Give only a count of the lines that include the string "size".
------------------------
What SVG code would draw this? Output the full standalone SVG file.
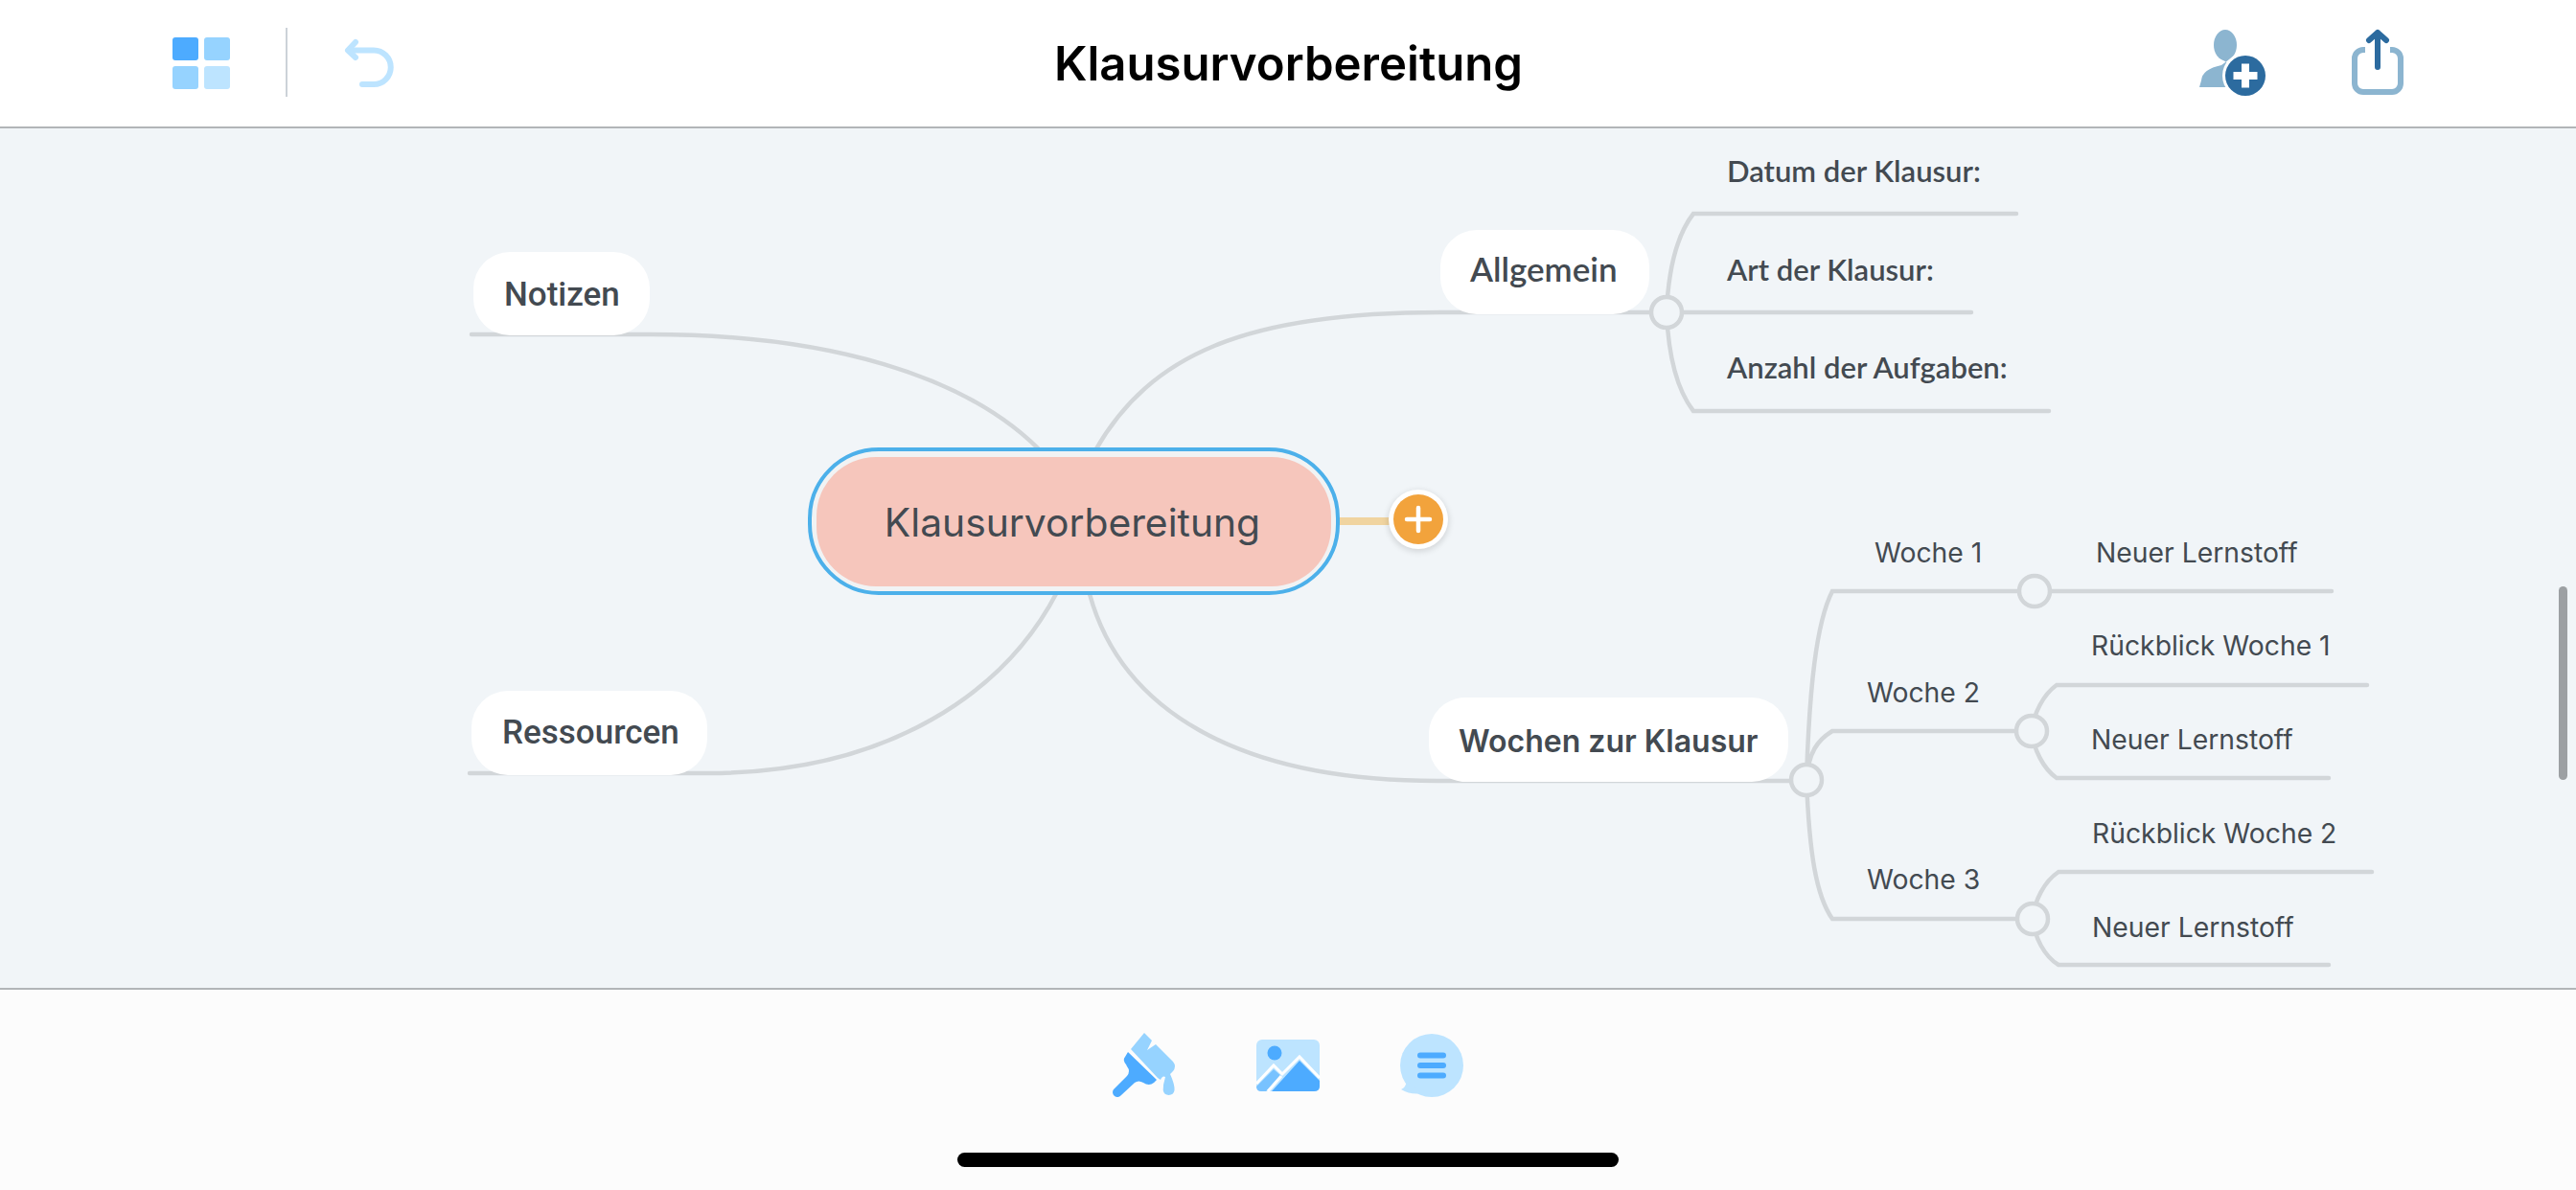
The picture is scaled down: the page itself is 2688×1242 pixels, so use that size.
<svg xmlns="http://www.w3.org/2000/svg" width="2688" height="1242" viewBox="0 0 2688 1242">
<defs><filter id="sh" x="-30%" y="-30%" width="160%" height="160%"><feGaussianBlur stdDeviation="3"/></filter></defs>
<style>
.l{fill:none;stroke:#d2d6d9;stroke-width:4.500;stroke-linecap:round}
.c{fill:#f1f5f8;stroke:#d2d6d9;stroke-width:4.500}
.n{fill:#fff}
text{fill:#434a51}
.b{font-family:"Inter","Liberation Sans",sans-serif;font-size:32px;font-weight:600}
.r{font-family:"Roboto","Liberation Sans",sans-serif;font-size:35px;font-weight:500}
.a{font-family:"Lato","Liberation Sans",sans-serif;font-size:31px;font-weight:600}
.s{font-family:"Inter","Liberation Sans",sans-serif;font-size:28.300px;font-weight:400}
</style>
<rect width="2688" height="1242" fill="#f1f5f8"/>
<rect width="2688" height="132" fill="#fff"/>
<rect y="132" width="2688" height="2" fill="#b2b5b8"/>
<rect y="1032" width="2688" height="210" fill="#fcfcfc"/>
<rect y="1031" width="2688" height="2" fill="#b2b5b8"/>
<rect x="999" y="1203" width="690" height="15" rx="7.500" fill="#000"/>
<rect x="2670" y="612" width="9" height="202" rx="4.500" fill="#9ca0a3"/>
<text x="1344.500" y="84" text-anchor="middle" style="fill:#000;font-family:Inter,'Liberation Sans',sans-serif;font-size:49.100px;font-weight:600">Klausurvorbereitung</text>
<g id="icon-grid">
<rect x="180" y="39" width="27" height="24" rx="3" fill="#4dabff"/>
<rect x="213" y="39" width="27" height="24" rx="3" fill="#96d3ff"/>
<rect x="180" y="69" width="27" height="24" rx="3" fill="#96d3ff"/>
<rect x="213" y="69" width="27" height="24" rx="3" fill="#bde4ff"/>
</g>
<rect x="298" y="29" width="2" height="72" fill="#ccd2d8"/>
<g id="icon-undo" fill="none" stroke="#bde4ff" stroke-width="6" stroke-linecap="round" stroke-linejoin="round">
<path d="M364 52.500H390A17.500 17.500 0 0 1 390 88H378"/><path d="M371 44L363 52.500L371 60"/>
</g>
<g id="icon-person">
<ellipse cx="2322" cy="47" rx="12" ry="16" fill="#8cb5d0"/>
<path d="M2315 60H2329L2318 68Q2298 72 2297 84L2295 91H2325V66Z" fill="#8cb5d0"/>
<circle cx="2343" cy="79" r="24" fill="#fff"/>
<circle cx="2343" cy="79" r="21" fill="#2c6b9f"/>
<path d="M2330.500 79H2355.500M2343 66.500V91.500" stroke="#fff" stroke-width="8"/>
</g>
<g id="icon-share" fill="none" stroke-width="6" stroke-linecap="round" stroke-linejoin="round">
<path d="M2468 52H2466A9 9 0 0 0 2457 61V87A9 9 0 0 0 2466 96H2496A9 9 0 0 0 2505 87V61A9 9 0 0 0 2496 52H2494" stroke="#8cb5d0" stroke-linecap="butt"/>
<path d="M2481 70V34M2472 42L2481 34L2490 42" stroke="#2c6b9f"/>
</g>
<g id="icon-brush">
<path d="M1180 1095L1194 1078L1202 1086L1197 1096L1206 1090L1224 1108Q1228 1113 1224 1118L1221 1121Q1226 1132 1225.500 1138A6 6 0 0 1 1213.700 1138Q1213.500 1132 1216 1124Q1213 1122 1211 1127L1208 1125Z" fill="#96d3ff"/>
<path d="M1177 1098L1207 1127L1204 1130Q1199 1134 1193 1130Q1188 1127 1184 1130L1170 1143A5 5 0 0 1 1162 1137L1176 1123Q1180 1118 1176 1113L1175 1111Q1171 1106 1174 1103Z" fill="#4dabff"/>
</g>
<g id="icon-image">
<rect x="1311" y="1085" width="66" height="54" rx="6" fill="#bde4ff"/>
<circle cx="1330" cy="1099" r="7.500" fill="#4dabff"/>
<path d="M1321 1139L1337 1123L1329 1116L1311 1134Q1311 1139 1316 1139Z" fill="#78c2ff"/>
<path d="M1327 1139L1356 1107L1377 1128V1134Q1377 1139 1371 1139Z" fill="#4dabff"/>
<path d="M1311 1131L1329 1112L1338 1121L1356 1103L1377 1125M1337 1123L1323 1139" fill="none" stroke="#fff" stroke-width="3"/>
</g>
<g id="icon-note">
<circle cx="1494" cy="1112" r="33" fill="#bde4ff"/>
<path d="M1468 1128Q1467 1135 1462 1137Q1472 1143 1484 1141Z" fill="#bde4ff"/>
<rect x="1479" y="1098.500" width="30" height="6" rx="3" fill="#4dabff"/>
<rect x="1479" y="1109" width="30" height="6" rx="3" fill="#4dabff"/>
<rect x="1479" y="1119.500" width="30" height="6" rx="3" fill="#4dabff"/>
</g>
<g id="connectors">
<path class="l" d="M492 349H678C860 349 1010 390 1090 475"/>
<path class="l" d="M490 807H738C930 807 1050 720 1103 618"/>
<path class="l" d="M1721 326H1503C1300 326 1200 370 1143 470"/>
<path class="l" d="M1137 620C1170 740 1290 815 1500 815H1868"/>
<path d="M1398 544H1450" fill="none" stroke="#f0d4a0" stroke-width="8"/>
<path class="l" d="M1739 326C1741 280 1750 245 1767 223H2104"/>
<path class="l" d="M1739 326H2057"/>
<path class="l" d="M1739 326C1741 372 1750 407 1767 429H2138"/>
<path class="l" d="M1885 814C1888 720 1895 650 1912 617H2433"/>
<path class="l" d="M1885 814C1887 785 1897 772 1912 763H2120"/>
<path class="l" d="M1885 814C1888 890 1895 935 1912 959H2120"/>
<path class="l" d="M2120 763C2122 745 2132 725 2146 715H2470"/>
<path class="l" d="M2120 763C2122 782 2132 802 2146 812H2430"/>
<path class="l" d="M2121 959C2123 940 2133 920 2148 910H2475"/>
<path class="l" d="M2121 959C2123 978 2133 998 2148 1007H2430"/>
</g>
<g id="node-root">
<rect x="845" y="469" width="551" height="150" rx="72" fill="#f1f3f4" stroke="#4cb0ea" stroke-width="4"/>
<rect x="852" y="477" width="537" height="135" rx="62" fill="#f6c6bc"/>
<text x="1119" y="560" text-anchor="middle" style="font-family:Inter,'Liberation Sans',sans-serif;font-size:40.800px;font-weight:400">Klausurvorbereitung</text>
</g>
<g id="node-add">
<circle cx="1480" cy="544" r="32" fill="#000" opacity=".12" filter="url(#sh)"/>
<circle cx="1480" cy="542" r="31" fill="#fff"/>
<circle cx="1480" cy="542" r="26" fill="#f2a33c"/>
<path d="M1468 542H1492M1480 530V554" stroke="#fff" stroke-width="4.500" stroke-linecap="round"/>
</g>
<g id="node-notizen"><rect class="n" x="494" y="263" width="184" height="87" rx="38"/><text class="r" x="526" y="319">Notizen</text></g>
<g id="node-ressourcen"><rect class="n" x="492" y="721" width="246" height="88" rx="38"/><text class="r" x="524" y="776">Ressourcen</text></g>
<g id="node-allgemein"><rect class="n" x="1503" y="240" width="218" height="88" rx="38"/><text class="a" x="1534" y="294" style="font-size:35px">Allgemein</text></g>
<g id="node-wochen"><rect class="n" x="1491" y="728" width="375" height="88" rx="38"/><text class="b" x="1522" y="785">Wochen zur Klausur</text></g>
<g id="node-datum"><text class="a" x="1802" y="190">Datum der Klausur:</text></g>
<g id="node-art"><circle class="c" cx="1739" cy="326" r="16"/><text class="a" x="1802" y="293">Art der Klausur:</text></g>
<g id="node-anzahl"><text class="a" x="1802" y="395">Anzahl der Aufgaben:</text></g>
<g id="node-w1"><circle class="c" cx="2123" cy="617" r="16"/><text class="s" x="1956" y="587">Woche 1</text></g>
<g id="node-w1-1"><text class="s" x="2187" y="587">Neuer Lernstoff</text></g>
<g id="node-w2"><circle class="c" cx="2120" cy="763" r="16"/><text class="s" x="1948" y="733">Woche 2</text></g>
<g id="node-w2-1"><text class="s" x="2182" y="684">Rückblick Woche 1</text></g>
<g id="node-w2-2"><text class="s" x="2182" y="782">Neuer Lernstoff</text></g>
<g id="node-w3"><circle class="c" cx="2121" cy="959" r="16"/><text class="s" x="1948" y="928">Woche 3</text></g>
<g id="node-w3-1"><text class="s" x="2183" y="880">Rückblick Woche 2</text></g>
<g id="node-w3-2"><text class="s" x="2183" y="978">Neuer Lernstoff</text></g>
<circle class="c" cx="1885" cy="814" r="16"/>
</svg>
------------------------
Correct result: 8